* [WRITTEN PROBLEM] Starting with the first line and ending with the line that holds "3680, 660, 2350];", repeat the material exactly.

* [GIVEN MATERIAL]
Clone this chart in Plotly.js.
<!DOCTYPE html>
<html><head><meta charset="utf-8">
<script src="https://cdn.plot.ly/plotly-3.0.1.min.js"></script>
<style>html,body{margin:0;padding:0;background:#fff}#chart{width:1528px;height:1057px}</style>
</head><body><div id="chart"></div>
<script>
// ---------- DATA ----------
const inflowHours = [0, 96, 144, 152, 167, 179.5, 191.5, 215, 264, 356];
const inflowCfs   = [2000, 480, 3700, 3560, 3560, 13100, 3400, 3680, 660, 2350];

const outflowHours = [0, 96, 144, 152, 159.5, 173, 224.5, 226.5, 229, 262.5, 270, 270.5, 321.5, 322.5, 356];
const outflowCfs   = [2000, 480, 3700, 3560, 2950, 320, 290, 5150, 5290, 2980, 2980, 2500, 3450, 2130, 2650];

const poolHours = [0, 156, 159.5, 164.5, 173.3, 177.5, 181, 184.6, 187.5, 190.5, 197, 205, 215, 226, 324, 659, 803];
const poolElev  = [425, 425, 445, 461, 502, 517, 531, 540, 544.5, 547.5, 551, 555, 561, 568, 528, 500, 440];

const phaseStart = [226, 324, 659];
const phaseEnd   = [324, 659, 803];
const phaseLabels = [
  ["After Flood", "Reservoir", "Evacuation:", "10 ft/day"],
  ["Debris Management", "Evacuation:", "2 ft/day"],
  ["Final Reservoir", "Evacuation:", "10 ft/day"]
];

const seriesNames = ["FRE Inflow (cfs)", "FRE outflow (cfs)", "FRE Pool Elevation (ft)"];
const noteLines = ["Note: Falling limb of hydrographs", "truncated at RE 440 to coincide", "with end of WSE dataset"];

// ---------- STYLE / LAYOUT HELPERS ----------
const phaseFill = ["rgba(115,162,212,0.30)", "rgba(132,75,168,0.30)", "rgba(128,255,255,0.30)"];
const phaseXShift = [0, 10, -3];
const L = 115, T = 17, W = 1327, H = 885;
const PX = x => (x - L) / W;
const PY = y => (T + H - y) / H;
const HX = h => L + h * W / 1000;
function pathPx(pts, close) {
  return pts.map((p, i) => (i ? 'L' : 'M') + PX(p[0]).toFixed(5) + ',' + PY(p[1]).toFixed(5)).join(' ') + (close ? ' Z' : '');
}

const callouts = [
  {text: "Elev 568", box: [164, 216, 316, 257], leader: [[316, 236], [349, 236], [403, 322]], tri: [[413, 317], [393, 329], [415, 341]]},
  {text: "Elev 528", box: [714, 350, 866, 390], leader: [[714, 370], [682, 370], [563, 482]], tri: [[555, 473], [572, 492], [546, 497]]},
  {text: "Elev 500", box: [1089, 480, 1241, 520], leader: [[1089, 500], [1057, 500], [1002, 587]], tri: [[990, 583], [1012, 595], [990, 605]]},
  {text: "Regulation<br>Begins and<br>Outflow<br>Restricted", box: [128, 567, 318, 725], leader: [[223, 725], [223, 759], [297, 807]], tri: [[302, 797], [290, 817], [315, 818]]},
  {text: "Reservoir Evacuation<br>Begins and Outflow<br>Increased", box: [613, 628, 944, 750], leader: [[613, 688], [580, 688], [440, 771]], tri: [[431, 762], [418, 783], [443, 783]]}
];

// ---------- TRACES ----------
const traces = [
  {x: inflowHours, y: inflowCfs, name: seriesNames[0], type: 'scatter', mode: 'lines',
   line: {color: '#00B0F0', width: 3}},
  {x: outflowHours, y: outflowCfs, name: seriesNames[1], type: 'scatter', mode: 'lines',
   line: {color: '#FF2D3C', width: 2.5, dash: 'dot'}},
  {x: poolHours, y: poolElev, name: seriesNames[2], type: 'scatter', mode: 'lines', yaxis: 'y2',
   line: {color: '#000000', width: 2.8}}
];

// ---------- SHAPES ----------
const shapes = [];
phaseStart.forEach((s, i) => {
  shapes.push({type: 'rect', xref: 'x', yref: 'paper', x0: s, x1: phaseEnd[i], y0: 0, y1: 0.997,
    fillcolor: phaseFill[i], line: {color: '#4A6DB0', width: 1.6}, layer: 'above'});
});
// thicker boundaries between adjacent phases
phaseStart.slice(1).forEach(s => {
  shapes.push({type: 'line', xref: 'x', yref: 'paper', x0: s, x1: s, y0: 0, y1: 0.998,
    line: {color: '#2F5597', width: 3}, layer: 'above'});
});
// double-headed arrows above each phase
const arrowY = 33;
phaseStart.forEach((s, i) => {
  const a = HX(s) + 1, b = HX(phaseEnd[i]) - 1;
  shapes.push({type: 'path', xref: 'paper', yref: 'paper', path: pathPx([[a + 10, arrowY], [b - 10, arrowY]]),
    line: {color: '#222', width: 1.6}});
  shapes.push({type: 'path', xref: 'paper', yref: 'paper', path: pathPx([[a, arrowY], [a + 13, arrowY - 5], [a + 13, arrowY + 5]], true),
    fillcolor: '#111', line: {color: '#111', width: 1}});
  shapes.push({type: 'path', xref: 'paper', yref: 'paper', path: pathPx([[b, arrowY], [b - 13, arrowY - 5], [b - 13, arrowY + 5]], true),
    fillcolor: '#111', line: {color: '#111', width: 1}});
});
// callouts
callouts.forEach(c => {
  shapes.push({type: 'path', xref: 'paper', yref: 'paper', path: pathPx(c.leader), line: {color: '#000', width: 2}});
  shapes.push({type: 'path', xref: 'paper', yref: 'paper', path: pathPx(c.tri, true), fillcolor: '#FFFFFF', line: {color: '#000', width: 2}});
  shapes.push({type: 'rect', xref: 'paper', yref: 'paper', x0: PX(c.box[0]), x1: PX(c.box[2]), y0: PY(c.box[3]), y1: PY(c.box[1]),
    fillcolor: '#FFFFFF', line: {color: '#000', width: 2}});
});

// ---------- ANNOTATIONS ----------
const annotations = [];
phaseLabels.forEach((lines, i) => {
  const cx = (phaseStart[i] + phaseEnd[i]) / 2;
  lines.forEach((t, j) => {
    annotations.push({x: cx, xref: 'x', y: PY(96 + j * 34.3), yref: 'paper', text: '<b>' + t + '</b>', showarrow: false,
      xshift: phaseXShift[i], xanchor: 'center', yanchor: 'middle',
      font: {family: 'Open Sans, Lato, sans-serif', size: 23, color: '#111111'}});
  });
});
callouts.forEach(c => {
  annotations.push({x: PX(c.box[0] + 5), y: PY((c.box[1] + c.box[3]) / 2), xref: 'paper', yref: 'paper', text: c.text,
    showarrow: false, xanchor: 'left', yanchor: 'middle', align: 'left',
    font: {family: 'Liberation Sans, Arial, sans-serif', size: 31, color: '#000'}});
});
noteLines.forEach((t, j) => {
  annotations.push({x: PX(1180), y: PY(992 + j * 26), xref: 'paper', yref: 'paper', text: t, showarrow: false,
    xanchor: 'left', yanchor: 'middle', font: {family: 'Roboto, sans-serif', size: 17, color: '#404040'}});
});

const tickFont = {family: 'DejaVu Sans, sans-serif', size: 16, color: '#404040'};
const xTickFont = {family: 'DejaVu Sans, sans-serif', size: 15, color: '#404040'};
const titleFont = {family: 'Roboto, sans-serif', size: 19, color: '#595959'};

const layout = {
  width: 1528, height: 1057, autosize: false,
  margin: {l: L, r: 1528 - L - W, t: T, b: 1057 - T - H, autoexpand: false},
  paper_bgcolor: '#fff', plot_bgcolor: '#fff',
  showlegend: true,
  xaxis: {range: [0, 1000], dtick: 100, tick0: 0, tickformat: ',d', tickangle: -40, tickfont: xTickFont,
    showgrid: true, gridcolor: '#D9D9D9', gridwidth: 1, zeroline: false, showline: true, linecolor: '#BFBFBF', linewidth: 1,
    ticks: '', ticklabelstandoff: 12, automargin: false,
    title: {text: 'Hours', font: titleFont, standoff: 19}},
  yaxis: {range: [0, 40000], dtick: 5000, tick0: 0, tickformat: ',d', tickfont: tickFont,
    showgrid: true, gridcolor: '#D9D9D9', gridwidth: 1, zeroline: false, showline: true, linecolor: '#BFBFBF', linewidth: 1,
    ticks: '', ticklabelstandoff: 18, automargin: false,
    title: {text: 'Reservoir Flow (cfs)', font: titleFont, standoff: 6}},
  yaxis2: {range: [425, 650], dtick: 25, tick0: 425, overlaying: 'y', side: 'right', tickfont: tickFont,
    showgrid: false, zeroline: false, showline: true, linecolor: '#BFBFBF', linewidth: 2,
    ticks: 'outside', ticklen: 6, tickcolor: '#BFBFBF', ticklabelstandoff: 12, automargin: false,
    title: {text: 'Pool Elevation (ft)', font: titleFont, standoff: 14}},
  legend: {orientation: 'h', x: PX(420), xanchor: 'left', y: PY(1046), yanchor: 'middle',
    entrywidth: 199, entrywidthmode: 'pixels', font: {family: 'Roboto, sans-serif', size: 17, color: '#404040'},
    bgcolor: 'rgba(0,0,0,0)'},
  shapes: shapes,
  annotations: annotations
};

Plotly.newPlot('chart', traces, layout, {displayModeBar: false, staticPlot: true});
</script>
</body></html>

* [TASK RESULT]
Clone this chart in Plotly.js.
<!DOCTYPE html>
<html><head><meta charset="utf-8">
<script src="https://cdn.plot.ly/plotly-3.0.1.min.js"></script>
<style>html,body{margin:0;padding:0;background:#fff}#chart{width:1528px;height:1057px}</style>
</head><body><div id="chart"></div>
<script>
// ---------- DATA ----------
const inflowHours = [0, 96, 144, 152, 167, 179.5, 191.5, 215, 264, 356];
const inflowCfs   = [2000, 480, 3700, 3560, 3560, 13100, 3400, 3680, 660, 2350];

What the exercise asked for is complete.